Title: A new noise-resisting feature-based clustering quality evaluation approach scaling from low to high dimensional data
Authors: Jean-Charles Lamirel - LORIA (France) [presenting]
Abstract: The main concern is the optimal model selection in clustering. New quality indexes based on feature maximization are presented for that purpose. Feature maximization is an efficient alternative approach for feature selection in high dimensional spaces to usual measures like Chi-square, vector-based measures using Euclidean distance, correlation or information gain.
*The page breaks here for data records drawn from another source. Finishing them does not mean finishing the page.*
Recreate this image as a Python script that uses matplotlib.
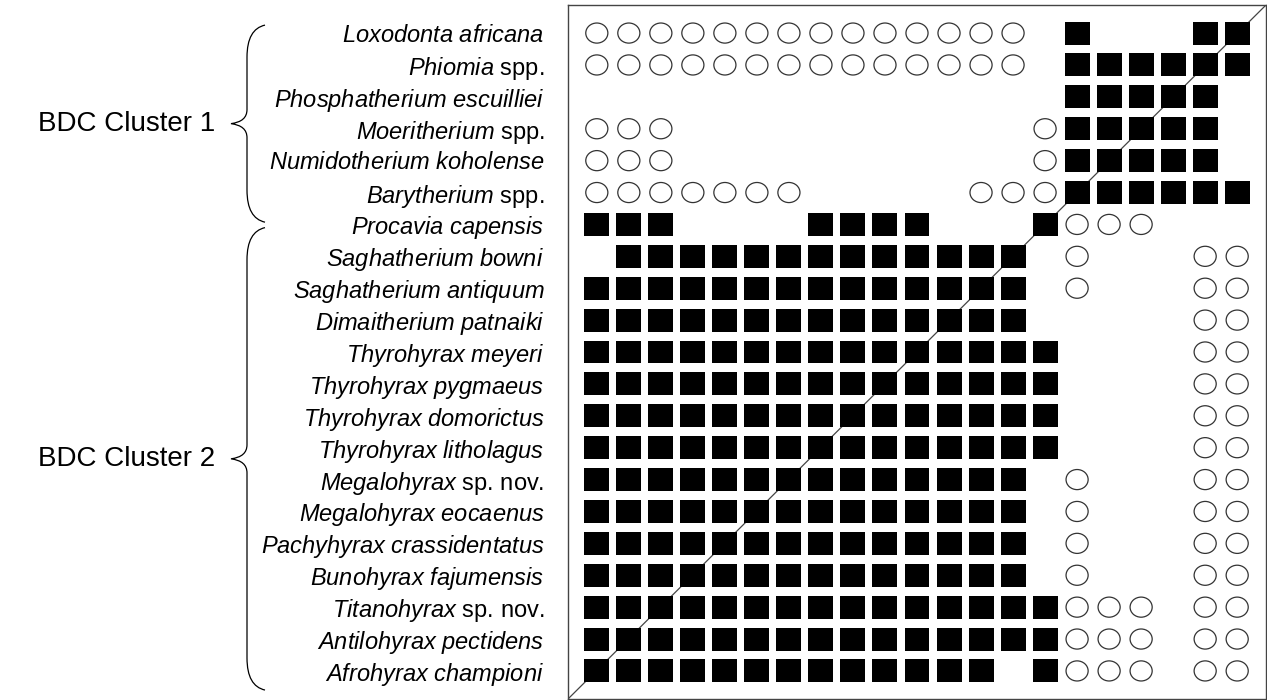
import matplotlib as mpl
import matplotlib.pyplot as plt
from matplotlib.patches import Rectangle, Ellipse, PathPatch
from matplotlib.path import Path

mpl.use('Agg')

plt.rcParams['font.family'] = ['Liberation Sans', 'DejaVu Sans']
plt.rcParams['mathtext.fontset'] = 'custom'
plt.rcParams['mathtext.rm'] = 'Liberation Sans'
plt.rcParams['mathtext.it'] = 'Liberation Sans:italic'

# taxon name: italic part, plain suffix
taxa_italic = [
    "Loxodonta africana", "Phiomia", "Phosphatherium escuilliei", "Moeritherium",
    "Numidotherium koholense", "Barytherium", "Procavia capensis", "Saghatherium bowni",
    "Saghatherium antiquum", "Dimaitherium patnaiki", "Thyrohyrax meyeri",
    "Thyrohyrax pygmaeus", "Thyrohyrax domorictus", "Thyrohyrax litholagus",
    "Megalohyrax", "Megalohyrax eocaenus", "Pachyhyrax crassidentatus",
    "Bunohyrax fajumensis", "Titanohyrax", "Antilohyrax pectidens", "Afrohyrax championi",
]
taxa_suffix = [
    "", " spp.", "", " spp.", "", " spp.", "", "", "", "", "", "", "", "",
    " sp. nov.", "", "", "", " sp. nov.", "", "",
]

# S = filled square, O = open circle, . = empty
cells = [
    "OOOOOOOOOOOOOO.S...SS",
    "OOOOOOOOOOOOOO.SSSSSS",
    "...............SSSSS.",
    "OOO...........OSSSSS.",
    "OOO...........OSSSSS.",
    "OOOOOOO.....OOOSSSSSS",
    "SSS....SSSS...SOOO...",
    ".SSSSSSSSSSSSS.O...OO",
    "SSSSSSSSSSSSSS.O...OO",
    "SSSSSSSSSSSSSS.....OO",
    "SSSSSSSSSSSSSSS....OO",
    "SSSSSSSSSSSSSSS....OO",
    "SSSSSSSSSSSSSSS....OO",
    "SSSSSSSSSSSSSSS....OO",
    "SSSSSSSSSSSSSS.O...OO",
    "SSSSSSSSSSSSSS.O...OO",
    "SSSSSSSSSSSSSS.O...OO",
    "SSSSSSSSSSSSSS.O...OO",
    "SSSSSSSSSSSSSSSOOO.OO",
    "SSSSSSSSSSSSSSSOOO.OO",
    "SSSSSSSSSSSSS.SOOO.OO",
]

clusters = ["BDC Cluster 1", "BDC Cluster 2"]
cluster_rows = [(0, 5), (6, 20)]

W, H = 1267, 700
fig = plt.figure(figsize=(W / 100, H / 100), dpi=100)

# matrix axes
ax = fig.add_axes([568 / W, 1 / H, 698 / W, 694 / H])
n = len(cells)
ax.set_xlim(-0.9, n - 0.1)
ax.set_ylim(n - 0.12, -0.88)
for s in ax.spines.values():
    s.set_color('#444444')
    s.set_linewidth(1.0)
ax.set_xticks([])

labels = []
for it, suf in zip(taxa_italic, taxa_suffix):
    labels.append(r"$\mathit{" + it.replace(" ", r"\ ") + "}$" + suf)
ax.set_yticks(range(n))
ax.set_yticklabels(labels, fontsize=17)
ax.tick_params(axis='y', length=0, pad=17)

# diagonal
ax.plot([0, 1], [0, 1], transform=ax.transAxes, color='#444444', lw=0.9, zorder=1)

sq_w, sq_h = 0.78, 0.72
ci_w, ci_h = 0.69, 0.63
for r, row in enumerate(cells):
    for c, v in enumerate(row):
        if v == 'S':
            ax.add_patch(Rectangle((c - sq_w / 2, r - sq_h / 2), sq_w, sq_h,
                                   facecolor='black', edgecolor='none', zorder=2))
        elif v == 'O':
            ax.add_patch(Ellipse((c, r), ci_w, ci_h, facecolor='white',
                                 edgecolor='#333333', lw=0.9, zorder=2))

# overlay for braces and cluster names (pixel coords)
ov = fig.add_axes([0, 0, 1, 1])
ov.set_xlim(0, W)
ov.set_ylim(H, 0)
ov.axis('off')


def brace(y0, y1, xe=265, xs=247, xt=231, r_end=32, r_tip=14):
    ym = (y0 + y1) / 2
    verts = [(xe, y0), (xs, y0 + 4), (xs, y0 + r_end),
             (xs, ym - r_tip),
             (xs, ym - 2), (xt, ym),
             (xs, ym + 2), (xs, ym + r_tip),
             (xs, y1 - r_end),
             (xs, y1 - 4), (xe, y1)]
    codes = [Path.MOVETO, Path.CURVE3, Path.CURVE3,
             Path.LINETO,
             Path.CURVE3, Path.CURVE3,
             Path.CURVE3, Path.CURVE3,
             Path.LINETO,
             Path.CURVE3, Path.CURVE3]
    ov.add_patch(PathPatch(Path(verts, codes), facecolor='none', edgecolor='black', lw=0.9))
    return ym


# brace extents follow the row positions of the matrix axes
to_px = lambda yd: H - ax.transData.transform((0, yd))[1]
brace_pad = [(-0.25, 0.93), (0.1, 0.6)]
for name, (ra, rb), (pa, pb) in zip(clusters, cluster_rows, brace_pad):
    ym = brace(to_px(ra + pa), to_px(rb + pb))
    ov.text(215, ym, name, ha='right', va='center', fontsize=20)

fig.savefig('out.png', dpi=100)
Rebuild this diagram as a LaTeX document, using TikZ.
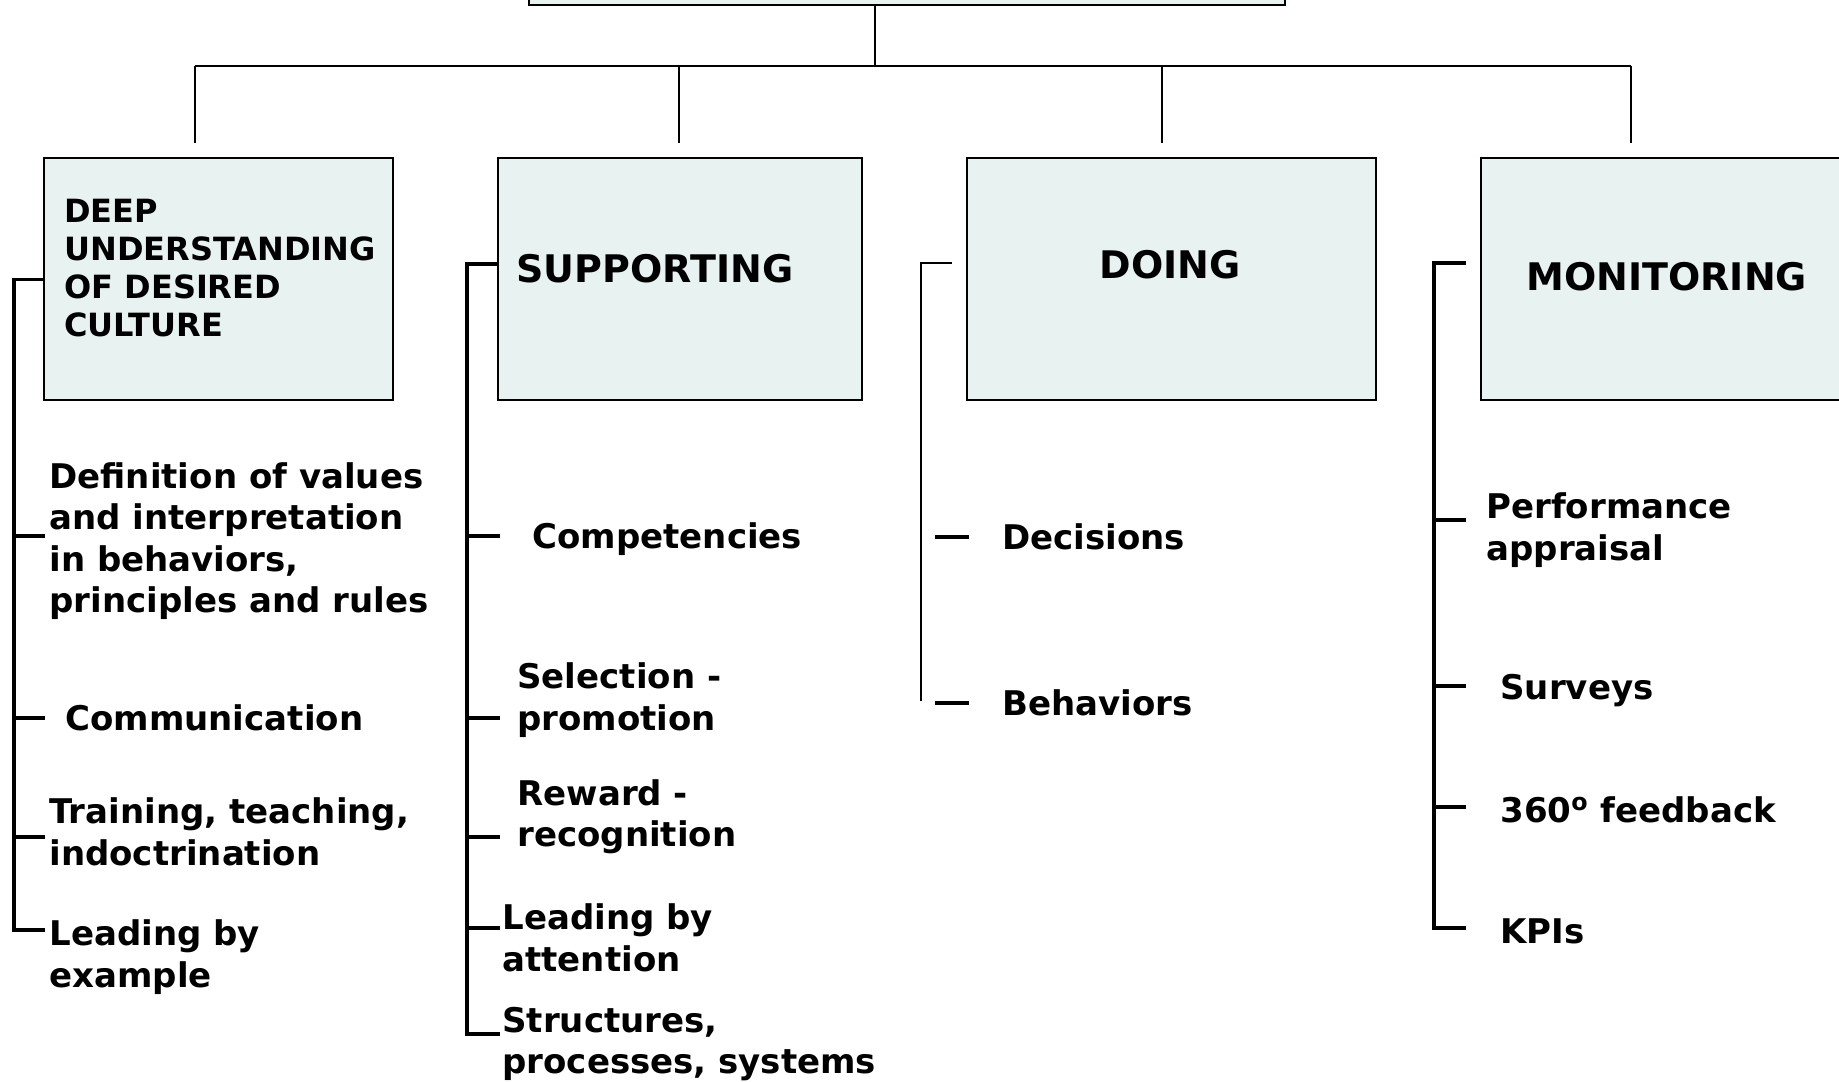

The behavior of the new feature maximization based indexes is compared with a wide range of usual quality indexes, and with large set of alternative indexes as well, on different kinds of real life datasets constituted from low to high dimensional data for which ground truth is available. This comparison highlights the better accuracy and stability of the new indexes on these datasets, their efficiency from low to high dimensional range and their high tolerance to noise. Additional experiments are done on real life high dimensional textual data issued from a bibliographic database for which ground truth is unavailable. Experiments highlight that the accuracy and stability of these new indexes allow to efficiently manage time-based diachronic analysis. Conversely, usual indexes do not fit the requirements for this task. The proposed indexes are tested with hard clustering but their straightforward adaptation for soft clustering is finally presented.